• MATERIAL:
━━━━━━━━

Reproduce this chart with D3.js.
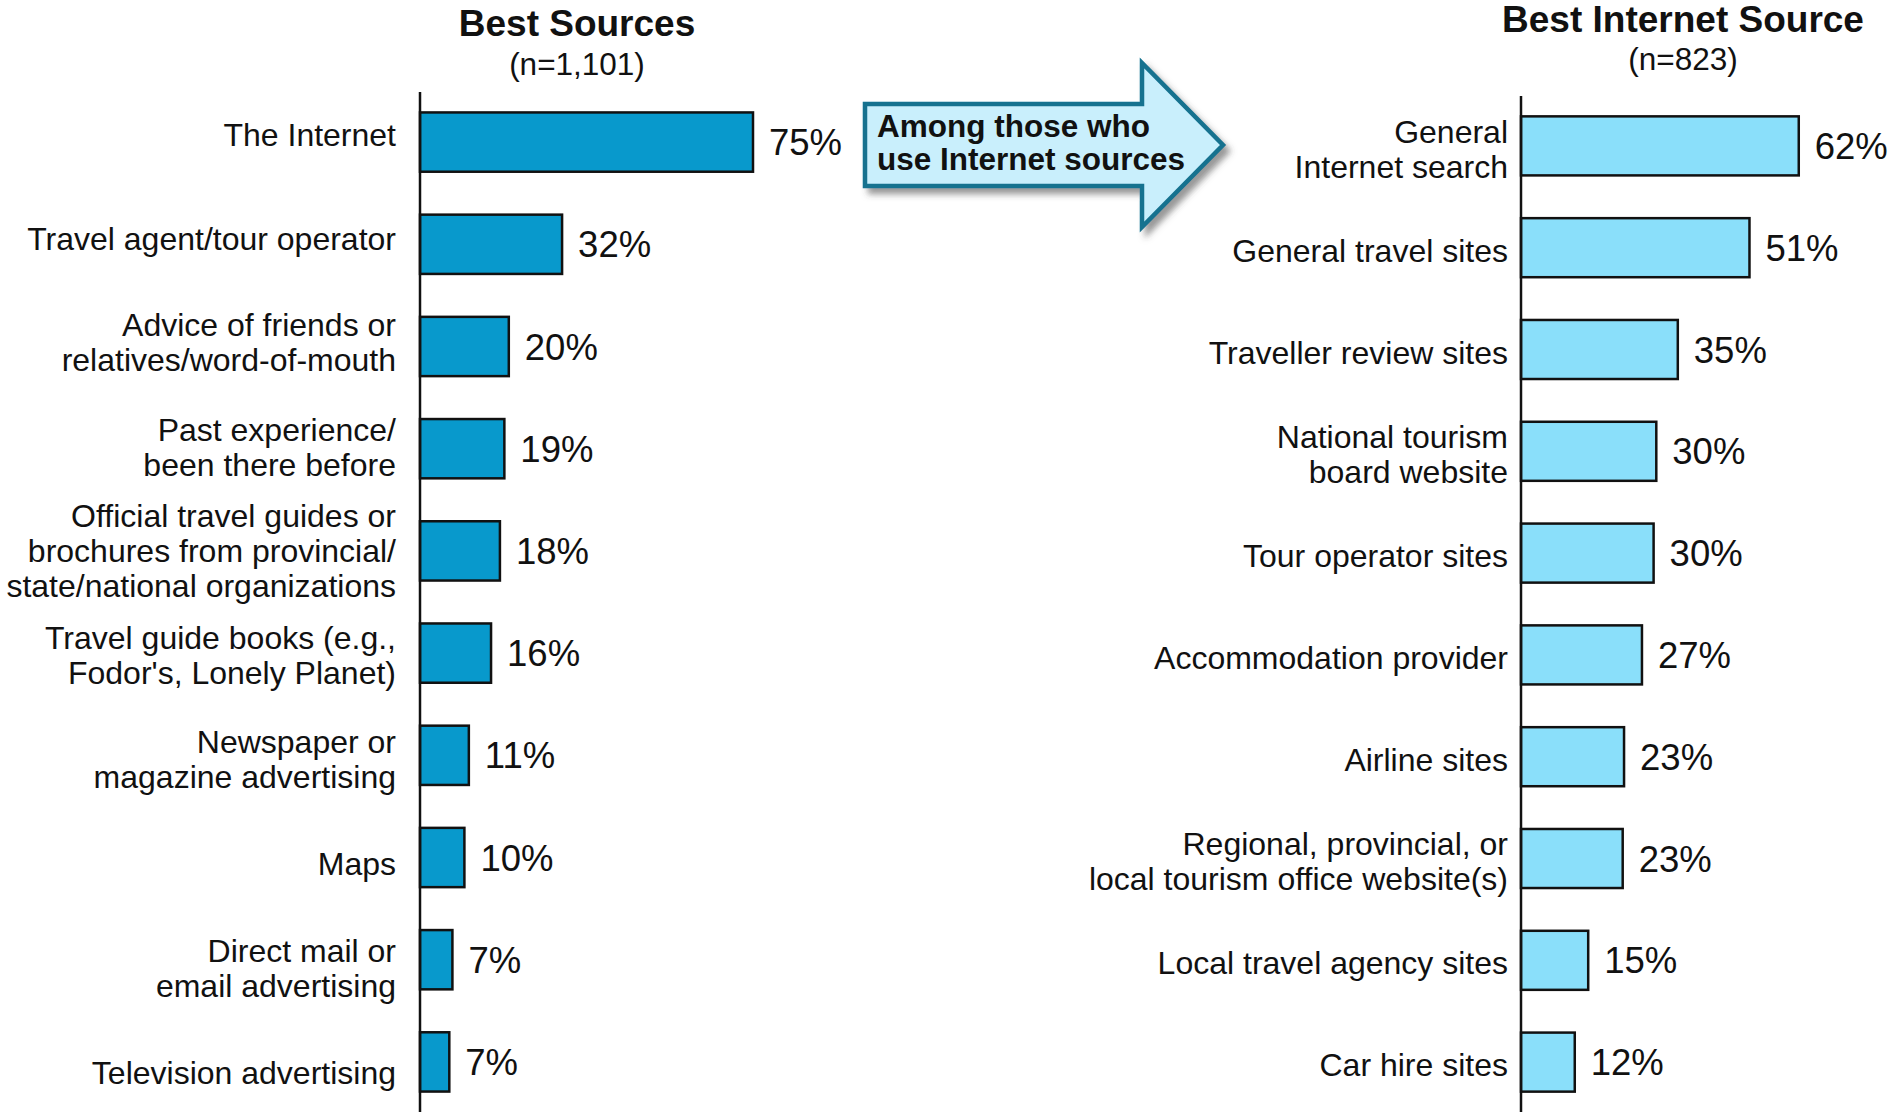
<!DOCTYPE html>
<html lang="en">
<head>
<meta charset="UTF-8">
<title>Best Sources</title>
<script src="https://d3js.org/d3.v7.min.js"></script>
<style>
body{
	margin:0;
	background:#fff;
}
text{
	font-family: 'Liberation Sans', Arial, sans-serif;
	fill:#111;
}
</style>
</head>
<body>
<svg id="chart" width="1895" height="1112"></svg>

<script>
// left panel
const leftCategories = [
  'The Internet',
  'Travel agent/tour operator',
  'Advice of friends or\nrelatives/word-of-mouth',
  'Past experience/\nbeen there before',
  'Official travel guides or\nbrochures from provincial/\nstate/national organizations',
  "Travel guide books (e.g.,\nFodor's, Lonely Planet)",
  'Newspaper or\nmagazine advertising',
  'Maps',
  'Direct mail or\nemail advertising',
  'Television advertising'
];
const leftValues = [75, 32, 20, 19, 18, 16, 11, 10, 7.3, 6.6];

// right panel
const rightCategories = [
  'General\nInternet search',
  'General travel sites',
  'Traveller review sites',
  'National tourism\nboard website',
  'Tour operator sites',
  'Accommodation provider',
  'Airline sites',
  'Regional, provincial, or\nlocal tourism office website(s)',
  'Local travel agency sites',
  'Car hire sites'
];
const rightValues = [62, 51, 35, 30.2, 29.6, 27, 23, 22.7, 15, 12];

const titles = ['Best Sources', 'Best Internet Source'];
const subtitles = ['(n=1,101)', '(n=823)'];
const arrowLines = ['Among those who', 'use Internet sources'];

const svg = d3.select('#chart');

// drop shadow for the arrow
const defs = svg.append('defs');
defs.append('filter').attr('id', 'shadow')
  .attr('x', '-10%').attr('y', '-10%').attr('width', '130%').attr('height', '140%')
  .append('feDropShadow')
  .attr('dx', 5).attr('dy', 6).attr('stdDeviation', 3)
  .attr('flood-color', '#444').attr('flood-opacity', 0.55);

function panel(cfg) {
  const g = svg.append('g');

  const y = d3.scaleBand()
    .domain(cfg.categories)
    .range([cfg.top, 1112])
    .paddingInner(0.42)
    .paddingOuter(0.2);

  // labels sit on their own slightly different pitch
  const yLabel = d3.scalePoint().domain(cfg.categories).range(cfg.labelRange);

  const x = d3.scaleLinear().domain([0, 100]).range([cfg.axisX, cfg.axisX + cfg.pxPer100]);

  const data = cfg.categories.map((c, i) => ({ name: c, value: cfg.values[i] }));

  g.selectAll('rect.bar').data(data).enter().append('rect')
    .attr('class', 'bar')
    .attr('x', x(0))
    .attr('y', d => y(d.name))
    .attr('width', d => x(d.value) - x(0))
    .attr('height', y.bandwidth())
    .attr('fill', cfg.color)
    .attr('stroke', '#111')
    .attr('stroke-width', 2.5);

  // axis line
  g.append('line')
    .attr('x1', cfg.axisX).attr('x2', cfg.axisX)
    .attr('y1', cfg.top).attr('y2', 1112)
    .attr('stroke', '#111').attr('stroke-width', 2.5);

  // category labels
  const lh = 35;
  g.selectAll('text.cat').data(data).enter().append('text')
    .attr('class', 'cat')
    .attr('text-anchor', 'end')
    .attr('font-size', '32px')
    .each(function(d) {
      const lines = d.name.split('\n');
      const cy = yLabel(d.name);
      const t = d3.select(this);
      lines.forEach((ln, i) => {
        t.append('tspan')
          .attr('x', cfg.axisX - cfg.labelGap)
          .attr('y', cy + (i - (lines.length - 1) / 2) * lh)
          .attr('dy', '0.36em')
          .text(ln);
      });
    });

  // value labels
  g.selectAll('text.val').data(data).enter().append('text')
    .attr('class', 'val')
    .attr('x', d => x(d.value) + 16)
    .attr('y', d => y(d.name) + y.bandwidth() / 2)
    .attr('dy', '0.36em')
    .attr('font-size', '36.5px')
    .text(d => Math.round(d.value) + '%');

  g.append('text')
    .attr('x', cfg.titleX).attr('y', cfg.titleY)
    .attr('text-anchor', 'middle')
    .attr('font-size', '37px').attr('font-weight', 'bold')
    .text(cfg.title);

  g.append('text')
    .attr('x', cfg.titleX).attr('y', cfg.subY)
    .attr('text-anchor', 'middle')
    .attr('font-size', '31.5px')
    .text(cfg.subtitle);
}

panel({
  categories: leftCategories, values: leftValues, color: '#0899cc',
  axisX: 420, top: 92, pxPer100: 444, labelGap: 24, labelRange: [134, 1072],
  title: titles[0], subtitle: subtitles[0], titleX: 577, titleY: 36, subY: 75
});

panel({
  categories: rightCategories, values: rightValues, color: '#8adffa',
  axisX: 1521, top: 96, pxPer100: 448, labelGap: 13, labelRange: [149, 1064],
  title: titles[1], subtitle: subtitles[1], titleX: 1683, titleY: 32, subY: 70
});

// arrow callout
const arrow = [
  [865, 104], [1142, 104], [1142, 63], [1223, 145],
  [1142, 227], [1142, 186], [865, 186]
];
svg.append('path')
  .attr('d', d3.line()(arrow) + 'Z')
  .attr('fill', '#c9effc')
  .attr('stroke', '#14728f')
  .attr('stroke-width', 4.5)
  .attr('stroke-linejoin', 'miter')
  .attr('filter', 'url(#shadow)');

svg.append('text')
  .attr('font-size', '31.5px').attr('font-weight', 'bold')
  .selectAll('tspan').data(arrowLines).enter().append('tspan')
  .attr('x', 877)
  .attr('y', (d, i) => 137 + i * 32.5)
  .text(d => d);
</script>
</body>
</html>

━━━━━━━━

• YOUR INSTRUCTIONS: Every line that holds the word "this" should be extracted.

• SOLVED PROBLEM:
Reproduce this chart with D3.js.
      const t = d3.select(this);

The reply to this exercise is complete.